Start Dataset section

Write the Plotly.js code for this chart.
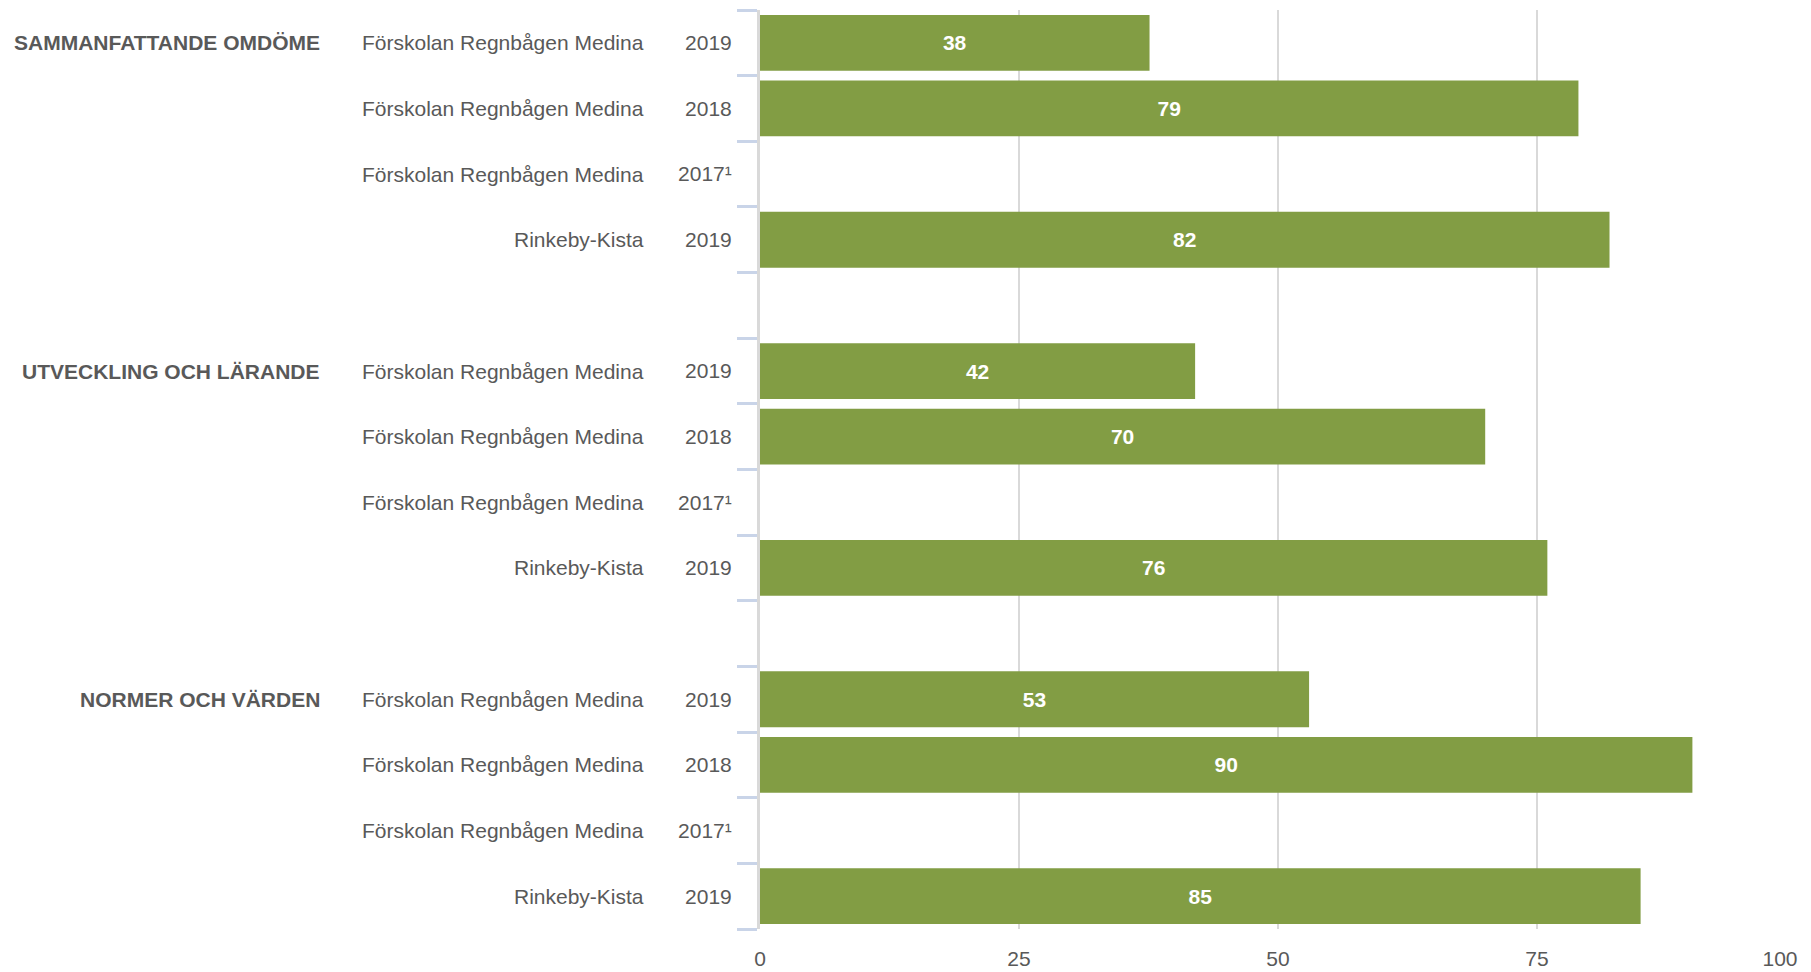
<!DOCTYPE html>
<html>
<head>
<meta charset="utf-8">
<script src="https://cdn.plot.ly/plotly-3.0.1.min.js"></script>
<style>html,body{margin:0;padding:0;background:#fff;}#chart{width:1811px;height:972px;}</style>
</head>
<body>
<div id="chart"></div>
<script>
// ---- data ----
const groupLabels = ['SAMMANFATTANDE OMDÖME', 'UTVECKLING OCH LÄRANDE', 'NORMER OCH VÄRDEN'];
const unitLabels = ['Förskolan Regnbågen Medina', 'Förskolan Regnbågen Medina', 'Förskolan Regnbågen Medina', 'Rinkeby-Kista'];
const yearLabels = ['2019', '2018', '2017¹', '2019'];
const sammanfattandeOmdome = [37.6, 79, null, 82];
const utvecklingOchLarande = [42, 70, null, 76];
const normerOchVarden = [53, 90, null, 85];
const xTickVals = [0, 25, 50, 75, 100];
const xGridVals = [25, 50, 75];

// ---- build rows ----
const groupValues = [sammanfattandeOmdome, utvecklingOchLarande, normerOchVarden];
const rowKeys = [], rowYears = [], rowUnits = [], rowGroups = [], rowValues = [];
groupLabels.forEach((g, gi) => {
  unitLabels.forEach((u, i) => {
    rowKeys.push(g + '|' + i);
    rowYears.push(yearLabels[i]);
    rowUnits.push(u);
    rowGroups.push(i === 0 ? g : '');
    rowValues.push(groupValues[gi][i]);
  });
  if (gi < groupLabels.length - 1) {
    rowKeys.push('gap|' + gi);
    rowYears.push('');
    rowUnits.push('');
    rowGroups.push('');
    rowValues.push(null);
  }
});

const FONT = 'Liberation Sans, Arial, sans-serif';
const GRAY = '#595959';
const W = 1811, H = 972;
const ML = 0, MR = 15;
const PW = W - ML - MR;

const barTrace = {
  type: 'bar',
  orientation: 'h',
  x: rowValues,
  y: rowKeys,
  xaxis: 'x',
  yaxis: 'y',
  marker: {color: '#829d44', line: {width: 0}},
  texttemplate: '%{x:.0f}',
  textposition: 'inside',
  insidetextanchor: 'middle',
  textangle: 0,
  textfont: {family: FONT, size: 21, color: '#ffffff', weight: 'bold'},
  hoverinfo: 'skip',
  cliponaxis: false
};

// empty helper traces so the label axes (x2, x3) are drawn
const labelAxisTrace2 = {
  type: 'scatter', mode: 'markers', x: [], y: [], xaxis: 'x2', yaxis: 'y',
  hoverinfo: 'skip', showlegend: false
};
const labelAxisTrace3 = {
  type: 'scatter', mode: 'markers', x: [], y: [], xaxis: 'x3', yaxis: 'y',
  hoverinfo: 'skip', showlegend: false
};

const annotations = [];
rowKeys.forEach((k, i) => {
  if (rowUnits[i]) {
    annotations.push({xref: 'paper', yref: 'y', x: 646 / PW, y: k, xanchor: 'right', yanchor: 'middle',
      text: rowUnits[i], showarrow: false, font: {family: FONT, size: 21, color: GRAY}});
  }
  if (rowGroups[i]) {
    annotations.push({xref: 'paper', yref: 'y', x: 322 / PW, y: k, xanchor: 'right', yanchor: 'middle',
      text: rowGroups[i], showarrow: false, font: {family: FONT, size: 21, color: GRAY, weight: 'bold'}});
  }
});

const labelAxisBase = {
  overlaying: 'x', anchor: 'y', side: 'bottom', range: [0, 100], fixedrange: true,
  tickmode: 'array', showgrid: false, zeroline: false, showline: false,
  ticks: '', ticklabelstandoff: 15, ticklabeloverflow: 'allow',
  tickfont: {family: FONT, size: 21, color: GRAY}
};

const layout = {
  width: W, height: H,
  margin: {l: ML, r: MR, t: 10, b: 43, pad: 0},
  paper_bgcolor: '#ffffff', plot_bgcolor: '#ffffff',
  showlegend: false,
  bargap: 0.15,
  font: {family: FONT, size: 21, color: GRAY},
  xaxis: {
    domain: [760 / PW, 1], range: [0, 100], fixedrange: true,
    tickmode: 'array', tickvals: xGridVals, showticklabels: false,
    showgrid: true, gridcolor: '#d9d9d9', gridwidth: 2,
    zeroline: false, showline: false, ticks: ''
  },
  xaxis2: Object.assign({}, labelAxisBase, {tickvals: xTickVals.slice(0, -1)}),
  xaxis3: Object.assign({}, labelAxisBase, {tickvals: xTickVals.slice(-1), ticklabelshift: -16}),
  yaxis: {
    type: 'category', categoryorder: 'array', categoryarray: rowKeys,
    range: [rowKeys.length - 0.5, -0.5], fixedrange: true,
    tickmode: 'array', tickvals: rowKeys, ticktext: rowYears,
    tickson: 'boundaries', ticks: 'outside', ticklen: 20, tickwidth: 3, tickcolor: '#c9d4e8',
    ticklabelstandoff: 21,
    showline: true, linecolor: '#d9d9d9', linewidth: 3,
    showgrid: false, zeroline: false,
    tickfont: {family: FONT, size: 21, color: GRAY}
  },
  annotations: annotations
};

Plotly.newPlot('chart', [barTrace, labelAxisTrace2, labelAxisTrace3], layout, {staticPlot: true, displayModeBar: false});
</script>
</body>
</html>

End Dataset section

▶ _Task to carry out_:
Take every line above carrying "chart" and return it.

▶ _The response_:
Write the Plotly.js code for this chart.
<style>html,body{margin:0;padding:0;background:#fff;}#chart{width:1811px;height:972px;}</style>
<div id="chart"></div>
Plotly.newPlot('chart', [barTrace, labelAxisTrace2, labelAxisTrace3], layout, {staticPlot: true, displayModeBar: false});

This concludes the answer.